NVIDIA's (NVDA -0.80%) stock rallied nearly 1,900% over the past five years as shares of Intel (INTC -0.41%) advanced about 140%. NVIDIA's massive gains boosted the chipmaker's market cap to over $150 billion.
That's still lower than Intel's market cap of $240 billion, but NVIDIA's growth trajectory suggests that it could eventually overtake Intel. Here are the top four reasons NVIDIA might pull that off within the next few years.
1. Stronger revenue and earnings growth
Wall Street expects NVIDIA's revenue to rise 27% to $12.4 billion this year, and for its earnings to grow 35%. That growth should be fueled by strong demand for its GPUs for gaming, professional visualization, and data centers, along with rising sales of its Tegra CPUs for connected cars and other devices.

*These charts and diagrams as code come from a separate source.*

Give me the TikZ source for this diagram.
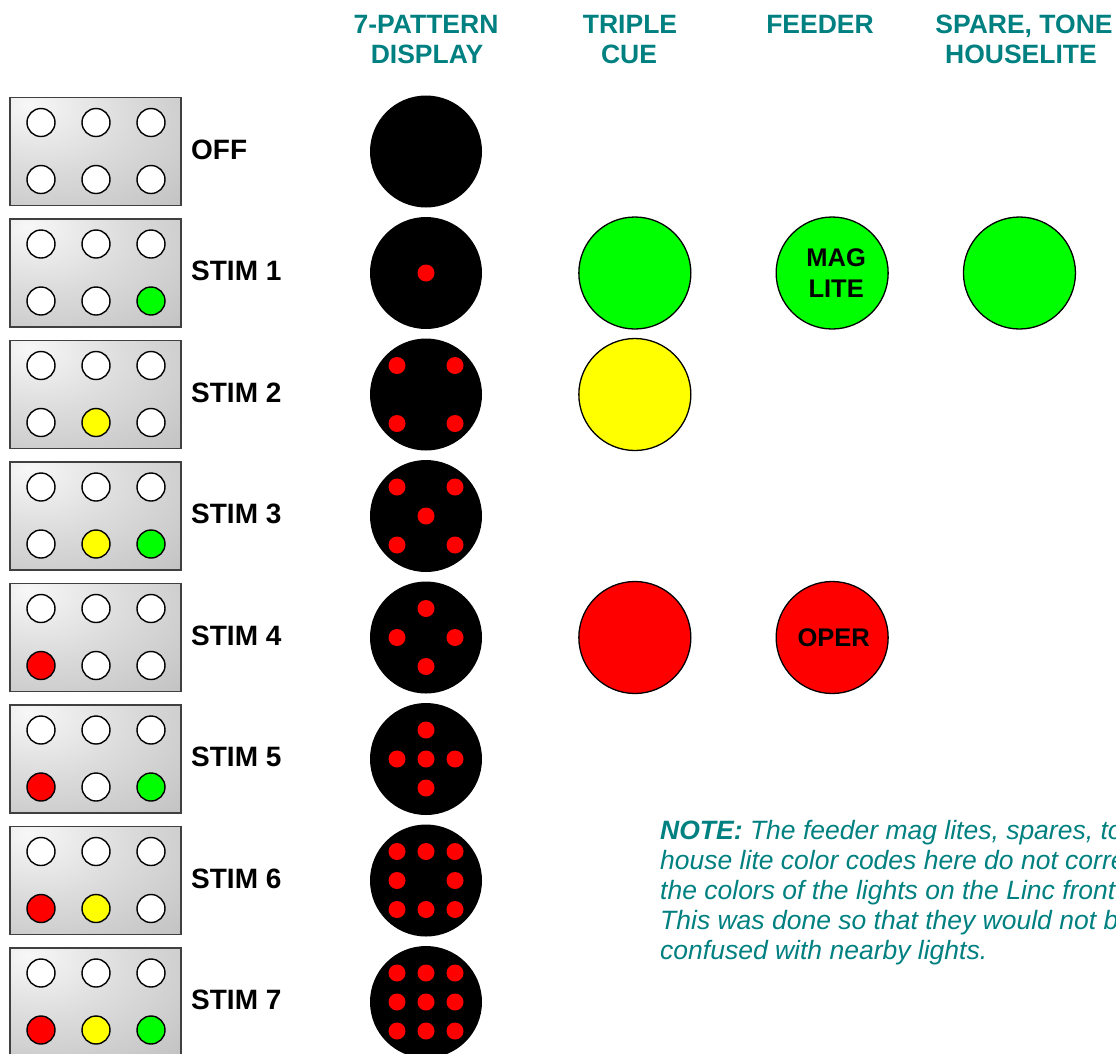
\documentclass[tikz,border=0pt]{standalone}
\usepackage{fontspec}
\setmainfont{Liberation Sans}
\usetikzlibrary{positioning}
\definecolor{noteteal}{RGB}{0,128,128}
\definecolor{litegreen}{RGB}{0,255,0}
\definecolor{liteyellow}{RGB}{255,255,0}
\definecolor{litered}{RGB}{255,0,0}
\pgfdeclareradialshading{panelglow}{\pgfpoint{-20bp}{22bp}}{color(0bp)=(white!97!black); color(25bp)=(white!86!black); color(55bp)=(white!75!black); color(110bp)=(white!70!black)}
\tikzset{
  panel/.style={rectangle,draw=black!75,line width=1.5pt,shade,shading=panelglow,minimum width=171pt,minimum height=108pt,inner sep=0pt},
  lamp/.style={circle,draw,line width=1.4pt,minimum size=28pt,inner sep=0pt},
  patdisk/.style={circle,fill=black,minimum size=112pt,inner sep=0pt},
  bulb/.style={circle,draw,line width=1.3pt,minimum size=112pt,inner sep=0pt,align=center,font=\fontsize{25.5}{31}\selectfont\bfseries},
  head/.style={anchor=base,inner sep=0pt,text=noteteal,font=\fontsize{26.5}{30}\selectfont\bfseries},
  stimlab/.style={anchor=base west,inner sep=0pt,font=\fontsize{28}{32}\selectfont\bfseries},
  notetxt/.style={anchor=base west,inner sep=0pt,text=noteteal,font=\fontsize{26.5}{30}\selectfont\itshape}
}
\begin{document}
\begin{tikzpicture}[x=1pt,y=-1pt]
  \useasboundingbox (0,0) rectangle (1116,1053);
  \clip (0,0) rectangle (1116,1053);
  % column heads
  \node[head] (hdisp) at (426,33) {7-PATTERN};
  \node[head] (hdisp2) at (427,63) {DISPLAY};
  \node[head] (hcue) at (630,33) {TRIPLE};
  \node[head] (hcue2) at (629,63) {CUE};
  \node[head] (hfeed) at (820,33) {FEEDER};
  \node[head] (hspare) at (1024,33) {SPARE, TONE};
  \node[head] (hspare2) at (1021,63) {HOUSELITE};
  % one row per state: panel, label, pattern disk
  \foreach \n [evaluate=\n as \yc using 151.5+121.5*\n] in {0,...,7}{
    \pgfmathtruncatemacro{\ybit}{mod(floor(\n/2),2)}
    \pgfmathtruncatemacro{\rbit}{floor(\n/4)}
    \ifodd\rbit \def\cA{litered}\else\def\cA{white}\fi
    \ifodd\ybit \def\cB{liteyellow}\else\def\cB{white}\fi
    \ifodd\n \def\cC{litegreen}\else\def\cC{white}\fi
    \node[panel] (pan\n) at (95.5,\yc) {};
    \foreach \c/\x in {1/41,2/96,3/151}
      \node[lamp,fill=white] (up\n\c) at (\x,\yc-29) {};
    \node[lamp,fill=\cA] (lo\n1) at (41,\yc+28) {};
    \node[lamp,fill=\cB] (lo\n2) at (96,\yc+28) {};
    \node[lamp,fill=\cC] (lo\n3) at (151,\yc+28) {};
    \node[stimlab] (lab\n) at (191,\yc+7.5) {\ifnum\n=0 OFF\else STIM \n\fi};
    \node[patdisk] (disp\n) at (426,\yc) {};
  }
  % red dots of the seven patterns
  \foreach \n/\pat in {
    1/{0/0},
    2/{-1/-1,1/-1,-1/1,1/1},
    3/{-1/-1,1/-1,0/0,-1/1,1/1},
    4/{0/-1,-1/0,1/0,0/1},
    5/{0/-1,-1/0,0/0,1/0,0/1},
    6/{-1/-1,0/-1,1/-1,-1/0,1/0,-1/1,0/1,1/1},
    7/{-1/-1,0/-1,1/-1,-1/0,0/0,1/0,-1/1,0/1,1/1}}{
    \foreach \dx/\dy in \pat
      \fill[litered] ([shift={(29*\dx,29*\dy)}]disp\n.center) circle (8.5pt);
  }
  % cue, feeder and spare lights
  \node[bulb,fill=litegreen,right=96pt of disp1] (cue1) {};
  \node[bulb,fill=liteyellow,right=96pt of disp2] (cue2) {};
  \node[bulb,fill=litered,right=96pt of disp4] (cue4) {};
  \node[bulb,fill=litegreen,right=84pt of cue1] (feed1) {\hspace*{8pt}MAG\\\hspace*{8pt}LITE};
  \node[bulb,fill=litered,right=84pt of cue4] (feed4) {\hspace*{3pt}OPER};
  \node[bulb,fill=litegreen,right=74pt of feed1] (spare1) {};
  % note
  \node[notetxt] (note1) at (660,839) {{\bfseries NOTE:} The feeder mag lites, spares, to};
  \node[notetxt] (note2) at (660,869) {house lite color codes here do not corre};
  \node[notetxt] (note3) at (660,899) {the colors of the lights on the Linc front};
  \node[notetxt] (note4) at (660,929) {This was done so that they would not b};
  \node[notetxt] (note5) at (660,959) {confused with nearby lights.};
\end{tikzpicture}
\end{document}
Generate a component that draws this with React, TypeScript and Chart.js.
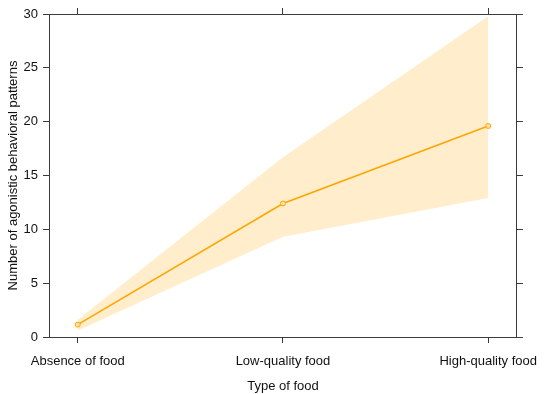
import React, { useEffect, useRef } from "react";
import { Chart, registerables } from "chart.js";

Chart.register(...registerables);

const categories = ["Absence of food", "Low-quality food", "High-quality food"];
const meanValues = [1.15, 12.4, 19.6];
const lowerValues = [0.6, 9.3, 12.9];
const upperValues = [1.6, 16.7, 29.8];
const yTicks = [0, 5, 10, 15, 20, 25, 30];

const FONT = "'Liberation Sans', Arial, Helvetica, sans-serif";
const AXIS = "#3a3a3a";
const ORANGE = "#FFA500";

export default function App() {
  const ref = useRef<HTMLCanvasElement | null>(null);
  useEffect(() => {
    if (!ref.current) return;
    const pts = (arr: number[]) => arr.map((v, i) => ({ x: i, y: v }));
    const catTicks = (scale: any) => {
      scale.ticks = categories.map((_, i) => ({ value: i }));
    };
    const yTickSet = (scale: any) => {
      scale.ticks = yTicks.map((v) => ({ value: v }));
    };
    const grid = {
      drawOnChartArea: false,
      drawTicks: true,
      tickLength: 6,
      color: AXIS,
      lineWidth: 1,
    };
    const border = { display: true, color: AXIS, width: 1 };
    const chart = new Chart(ref.current, {
      type: "line",
      data: {
        datasets: [
          {
            label: "mean",
            data: pts(meanValues),
            borderColor: ORANGE,
            borderWidth: 1.5,
            pointRadius: 2.5,
            pointBorderWidth: 1,
            pointBorderColor: ORANGE,
            pointBackgroundColor: "#FFE0A8",
            fill: false,
            order: 0,
          },
          {
            label: "upper",
            data: pts(upperValues),
            borderWidth: 0,
            borderColor: "rgba(0,0,0,0)",
            pointRadius: 0,
            backgroundColor: "rgba(255,165,0,0.2)",
            fill: "+1",
            order: 1,
          },
          {
            label: "lower",
            data: pts(lowerValues),
            borderWidth: 0,
            borderColor: "rgba(0,0,0,0)",
            pointRadius: 0,
            fill: false,
            order: 2,
          },
        ],
      },
      options: {
        animation: false,
        responsive: false,
        maintainAspectRatio: false,
        layout: { padding: 0 },
        plugins: {
          legend: { display: false },
          tooltip: { enabled: false },
        },
        scales: {
          x: {
            type: "linear",
            position: "bottom",
            min: -0.14,
            max: 2.14,
            afterBuildTicks: catTicks,
            afterFit: (s: any) => {
              s.height = 57;
            },
            grid,
            border,
            ticks: {
              padding: 11,
              color: "#111",
              font: { family: FONT, size: 13 },
              maxRotation: 0,
              autoSkip: false,
              callback: (v: any) => categories[Number(v)] ?? "",
            },
            title: {
              display: true,
              text: "Type of food",
              color: "#111",
              font: { family: FONT, size: 13 },
              padding: { top: 0, bottom: 0 },
            },
          },
          x2: {
            type: "linear",
            position: "top",
            min: -0.14,
            max: 2.14,
            afterBuildTicks: catTicks,
            afterFit: (s: any) => {
              s.height = 14;
            },
            grid,
            border,
            ticks: { display: true, callback: () => "", padding: 0 },
          },
          y: {
            type: "linear",
            position: "left",
            min: 0,
            max: 30,
            afterBuildTicks: yTickSet,
            afterFit: (s: any) => {
              s.width = 49;
            },
            grid,
            border,
            ticks: {
              padding: 5,
              color: "#111",
              font: { family: FONT, size: 13 },
            },
            title: {
              display: true,
              text: "Number of agonistic behavioral patterns",
              color: "#111",
              font: { family: FONT, size: 13 },
              padding: { top: 6, bottom: 0 },
            },
          },
          y2: {
            type: "linear",
            position: "right",
            min: 0,
            max: 30,
            afterBuildTicks: yTickSet,
            afterFit: (s: any) => {
              s.width = 32;
            },
            grid,
            border,
            ticks: { display: true, callback: () => "", padding: 0 },
          },
        },
      },
    });
    return () => chart.destroy();
  }, []);
  return (
    <div style={{ position: "fixed", left: 0, top: 0, width: 550, height: 394, background: "#fff" }}>
      <canvas ref={ref} width={550} height={394} style={{ width: 550, height: 394, display: "block" }} />
    </div>
  );
}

Analysts expect Intel's revenue to rise just 4% to $65 billion this year, and for its earnings to improve 3%. Higher sales of its data center chips, along with the growth of its Internet of Things (IoT), non-volatile memory, and programmable solution chips, are expected to offset softer demand for its PC chips.
2. More balanced growth
NVIDIA offers more balanced growth than Intel. Last quarter, its gaming revenues rose 29% annually to $1.74 billion, as its data center revenue -- lifted by the use of GPUs for machine learning purposes -- more than doubled to $606 million. Its professional visualization revenues also grew 13% to $254 million.
NVIDIA's two slower-growth units are its automotive and OEM/IP businesses, but neither unit is shrinking. Its automotive revenues rose 3% annually to $132 million last quarter, while its OEM and IP revenues advanced 2% to $180 million. That across-the-board growth boosted its total revenue by 34% to $2.9 billion for the quarter.
Intel's soft spot is its "PC-centric" Client Computing Group, which saw its revenue dip 2% annually to $9 billion last quarter on tougher competition and slower upgrades.
Meanwhile, its combined "data-centric" (IoT, memory, and programmable chips) revenues rose 21% to $7.9 billion, but much of that growth was offset by its slumping PC revenues. As a result, its total revenue only rose 4% to $17.1 billion for the quarter.
3. Stronger footholds in the right markets
Intel dominates the data center market with its Xeon x86 CPUs, which power about 99% of all servers worldwide. However, data center CPUs aren't as frequently upgraded as PC CPUs.
Meanwhile, NVIDIA established a firm foothold in the data center market with its Tesla GPUs, which are generally more important than CPUs for processing machine learning and AI tasks. It also aims to disrupt the data center market with products like the $149,000 DGX-1 "supercomputer", which offers the power of 400 servers in a single box. The DGX-1 is powered by eight Tesla V100 GPUs and two 20-core Xeon CPUs.
Worldwide sales of desktop PCs remains weak, but demand from PC gamers remains consistently high, due to strong sales of graphically demanding games. GPUs are generally more important for high-end games than CPUs. That's why NVIDIA, the top maker of discrete GPUs in the world, didn't struggle as Intel repeatedly blamed its sluggish CPU sales on soft PC sales.
In the automotive market, NVIDIA offers its Drive PX series of onboard supercomputers, which convert regular vehicles into driverless ones. Intel is still developing a rival platform via a partnership between its subsidiary Mobileye and automakers BMW and Fiat Chrysler.
4. A longer technological runway
Intel is running out of room to make better chips. In 2016, it killed off its two-year "tick-tock" cycle, the basis of Moore's Law, and replaced it with a three-phase "Process/Architecture/Optimization" cycle over a period of almost three years. This means that it's taking longer for Intel to make faster chips -- which means that its core PC and data center customers will likely postpone their upgrades.
NVIDIA, on the other hand, has a much clearer roadmap. It launched its next-gen Volta-based GPUs for workstations last year, and will reportedly follow that up with two brand new GPU architectures -- Turing for gaming and Ampere for enterprise (or vice versa, since the names aren't finalized) -- later this year.
These moves are all happening as NVIDIA's main GPU rival, AMD, still struggles to match the performance of NVIDIA's current-gen Pascal GPUs at comparable prices.
Intel sees the writing on the wall
NVIDIA is slowly creeping up on Intel across multiple markets. Although Intel doesn't view NVIDIA as a direct competitor, its CPUs are becoming less relevant than NVIDIA's GPUs in its core PC and data center markets.
That's why Intel started developing its own discrete GPUs late last year. However, that eleventh-hour effort simply indicates that Intel is scared of NVIDIA -- and likely knows that NVIDIA could eclipse its market cap within a few years.